Over the past decade, as the government has pursued an “enforcement first” strategy, U.S. Border Patrol enforcement has exploded with devastating consequences. Border Patrol has used excessive force without accountability while costing taxpayers $8 billion annually, with little clear impact on migration. Amongst this spending, as a Department of Homeland Security (DHS) Inspector General report recently highlighted, is DHS’ over-spending on its new frontier of border enforcement—drones.

Drones—otherwise known as “Unmanned Aircraft Systems” (UAS) or “Unmanned Aerial Vehicles” (UAVs)—are commonly thought of as military technology. But Customs and Border Protection (CBP) has since 2005 spent $360 million to buy 11 drones to catch unlawful immigrants entering at the U.S. southern border. The drones use video cameras to transmit someone’s location to CBP agents, including two drones used in Arizona named “VADER” (Vehicle and Dismount Exploitation Radar). CBP plans to more than double this capacity, by buying 14 more drones through a $443 million contract that DHS awarded in October 2012—sole-source, without competition.

The Inspector General’s report sharply criticized Border Patrol’s use of drones, and recommended to study whether to scrap the program, employing uncharacteristically critical language for a government report. The Inspector General stated, “we see no evidence that the drones contribute to a more secure border” and “no reason to invest additional taxpayer funds.”

The report first criticized drones as ineffective. It found that CBP attributed “relatively few” apprehensions to drones. That’s an understatement. CBP achieved 1.8 percent of Tucson apprehensions through drones in FY 2013 (2,161 of 120,939). And drones led to a scant 0.07 percent of Rio Grande apprehensions (111 of 154,453)—the area that received the most calls for increased enforcement in 2014. Border Patrol agents told DHS’ Inspector General that CBP “probably would have detected the people” without using drones. As to CBP’s claims that drones help seize drugs, the Inspector General found that little of the marijuana CBP seized in FY 2013 was attributable to drones (1.37 percent in the Tucson sector, and 4.15 percent in the Rio Grande Valley).
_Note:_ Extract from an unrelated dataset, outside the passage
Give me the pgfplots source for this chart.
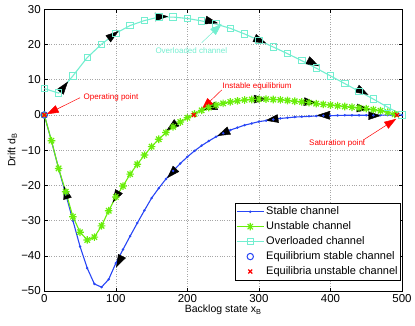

Lastly, as to CBP’s claims that drones could more effectively respond than people to animals or weather causing false alarms from sensors, the report found this happened six times in FY 2013.

Given this lack of results, the report criticized drones as wasteful. As the report put it, “The $443 million CBP plans to spend on program expansion could be put to better use.” Moreover, the report implied that Border Patrol had been less than truthful in conveying financial information about drones. The Inspector General estimated that drones cost about five times as much as CBP reported ($12,255 per flight hour versus $2,468 per flight hour). Given this, “Congress and the public may be unaware of all the resources committed to the program.” At another point, the report called CBP’s justifications for drones “misleading.”

The Inspector General’s report didn’t even begin to highlight the other concerns about drones that advocates and policy experts have raised. A 2010 Congressional Research Service report noted the danger from “high accident rates” of drones falling from the sky. Indeed, two of the 11 Border Patrol drones have already crashed. A 2011 ACLU report detailed privacy concerns from constant surveillance, asking, “What… if everyone felt the keen eye of the government on their backs whenever they ventured outdoors?” In 2013, a comprehensive report from the Center for International Policy, “Drones Over the Homeland,” called for effective congressional oversight over DHS drones.

Sometimes it seems that the solution at the border, no matter what the problem, is more funding.  When it comes to CBP, Congress has been “blindly throwing billions of tax dollars at the agency regardless of the outcomes.” One can hope in 2015 that Congress can begin to exercise oversight over Border Patrol over-spending—for drones and generally.